Seventeenth Sunday: Pray for the World

St. Dominic, Fra Angelico

St. Dominic, Fra Angelico

GN 18:20-32; PS 138: 1-2, 2-3, 6-7, 7-8;  COL 2:12-14; LK 11:1-13

There’s a discussion in some parts of the Catholic sub-culture about “the Benedict Option.” I have my own eccentric take on this question, but here’s the general idea:

In 1981, the great Catholic philosopher Alasdair MacIntyre published a book on the collapse of moral discourse in the modern world. He ended the book by talking about another collapse, the Dark Ages, when the Roman Empire collapsed. St. Benedict arose, he says, as an alternative, building a new, Christian society instead of clinging to the failures of old Rome. We need a Benedict today, he said.

The Benedict Option, then, can refer to a question: what would today’s St. Benedict look like? How should Christians rebuild among the collapse of our moral order?

But more often – if I may caricaturize a little – the Benedict Option refers to an answer to that question, in which Catholics say we should retreat from society, forget the pagans, and do our own thing.
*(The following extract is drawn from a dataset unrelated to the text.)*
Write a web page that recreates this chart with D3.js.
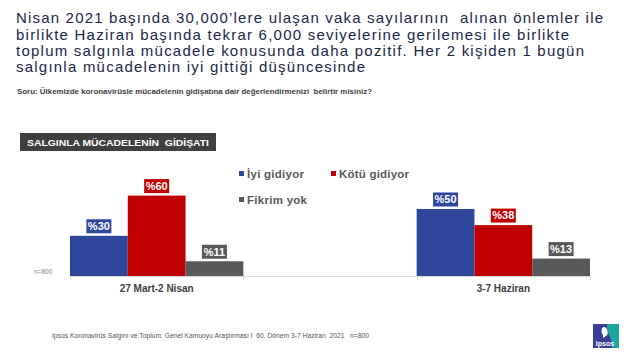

At its worst, this version of “the Benedict Option” seems to say, to hell with the world. Maybe I’m being unfair, but sometimes it feels to me like some of my fellow Catholics are gleeful about the collapse of our society. Hurrah, we have no responsibility! Damn the world!

***

Reading Scripture is important because Scripture presents us ways to think about things that we wouldn’t think of. Above all, Scripture portrays a God far more alive than we expect. We cage him up, box him in, think he can’t do it. Scripture presents him as living and acting.

Our first reading this past Sunday showed Abraham’s take on the Benedict Option. His world, too, was in moral collapse. Sodom and Gomorrah is the epitome of moral collapse. And it was all going to hell.

Abraham did not retreat, did not head for the hills, did not gleefully rub his hands together and think about how superior he was and how glad he was to see Sodom go.

Abraham knew the living God. I don’t need to walk you through the story, except to say that Abraham begged God’s mercy, not on the innocent but on the guilty. He didn’t pray that the righteous could escape. He prayed that the whole city might be saved on account of the righteous.

And so the second Benedict-Option lesson from Abraham, after praying for society, is that we can save it. We are called to be the yeast, the light, the salt. God did destroy Sodom, because not even ten righteous people could be found. But we are called to be the ten, the remnant, right in the middle of our fallen world, begging for mercy. We are called to be the ones for whom God saves the world.

***

In our Gospel, the disciples said, “Lord, teach us to pray.” He teaches them to be persistent. Ask and you will receive, seek and you will find, know and the door will be opened to you.

If we think God is gone, we should absolutely give up on our society. But God is not gone. He tells us he is here – without Scripture we would never think this way. He says, keep begging for God’s mercy, just like Abraham prayed for Sodom.

I might be wrong, but I have often argued here that Luke’s Gospel is like a commentary on Matthew’s, a reworking of the basic facts. Matthew gives us the full Lord’s Prayer, all the words – and they’re great. (And I’ve written more than one commentary on them all.)

But Luke pairs it down to the essentials, to make it stand out. Hallowed be your name. Your kingdom come. Give us this day. We forgive everyone. Save us from the final test. Beg.

***

Luke concludes his account of Jesus’s words about prayer with something suprising. We’ve been begging for bread. But the last words say, “How much more will the Father in heaven give the Holy Spirit.”

How important it is to read St. Paul, so that we may not forget the Holy Spirit! Let us turn to our second reading, from Colossians.

Through faith alone, we know that Christ is risen from the dead – that God can make life where there is death, for us just as for Christ – and for a culture that is dead around us. We are called to pray because the resurrection is real.

And not only physical resurrection. The death of Christ is a sign of our death in sin – and his physical resurrection is a sign of our moral resurrection. To repent of our sins, for the unholy to become holy, is no easier for us than is physically rising from the dead. But God can do it. He can send the Holy Spirit to make us holy.

Let our Benedict Option, then, not be a retreat from a dying society, but persistent prayer that God will bring moral and spiritual life to those who are dead in sin. Let us pray.

Where have you lost hope for moral regeneration? How can you restore the faith that enlivens that hope?